Penny Wong said Australia was deeply concerned about the conflict in Myanmar since the generals seized power in a 2021 coup and urged them to abide by their commitment to follow a five-point consensus peace plan by the Association of Southeast Asian Nations (ASEAN).

“We see the instability, the insecurity, the deaths, the pain that is being caused by the conflict,” Wong told reporters ahead of Saturday’s East Asia Summit and security-focused ASEAN Regional Forum, attended by Russia, the United States, China, Japan, Britain and others.

“Fundamentally, my message from Australia to the regime is, this is not sustainable for you or for your people. And we would urge them to take a different path and to reflect the five-point consensus that ASEAN has put in place.”

The conflict pits Myanmar’s well-equipped military against a loose alliance of ethnic minority rebel groups and an armed resistance movement that has been gaining ground and testing the junta’s ability to govern.

Russia, China FMs meet as ASEAN talks get underway in Laos

An estimated 2.6 million people have been displaced by fighting. The junta has been condemned for excessive force in its air strikes on civilian areas and accused of atrocities, which it has dismissed as Western disinformation.

The military government has largely ignored the ASEAN-promoted peace effort. The 10-member bloc, of which Myanmar is a member, has hit a wall as all sides refuse to enter into dialogue.

Concern over dangerous actions

The Myanmar civil war is expected to be addressed by US Secretary of State Antony Blinken, who arrived in Laos early Saturday and will meet ASEAN counterparts and hold bilateral talks with Chinese Foreign Minister Wang Yi.

Blinken will, according to a statement, reiterate calls for following international law in the South China Sea, where the United States has criticised what it sees as repeated aggression by Beijing’s coastguard against vessels of defence ally the Philippines.

The Philippines and China have clashed repeatedly at sea and rhetorically this past year over incidents near two disputed shoals within Manila’s exclusive economic zone (EEZ), far from the Chinese mainland, causing regional concern about an escalation in waters through which about $3 trillion of annual trade passes.

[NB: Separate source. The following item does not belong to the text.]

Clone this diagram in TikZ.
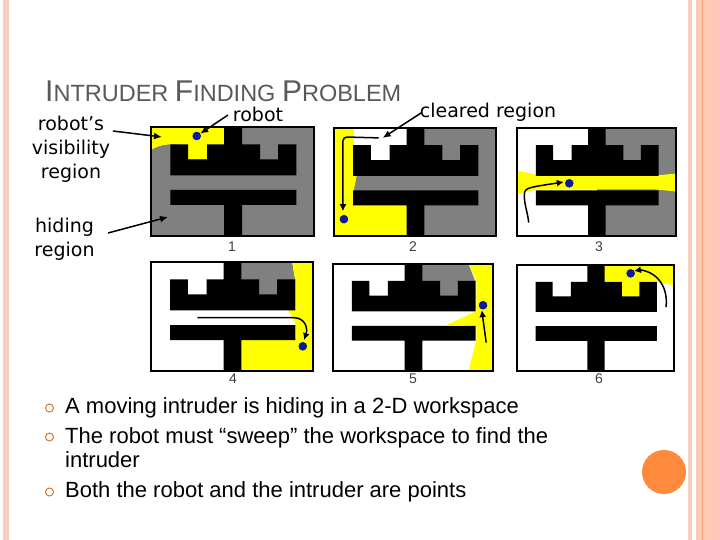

The Philippines this week said it had reached an arrangement with China allowing Manila’s vessels to reach troops stationed on a navy ship that was intentionally run aground in 1999 at the Second Thomas Shoal, a presence that has angered China for years.

The Philippines said it had completed a personnel rotation and resupply mission unimpeded at the shoal on Saturday with “no untoward incidents reported”.

Australia’s Wong said it was important that EEZs in the South China Sea were secure, that international waterways remained accessible and that tensions were de-escalated.

“We are very concerned about any actions which are destabilising, which are dangerous and which are contrary to international law,” Wong said.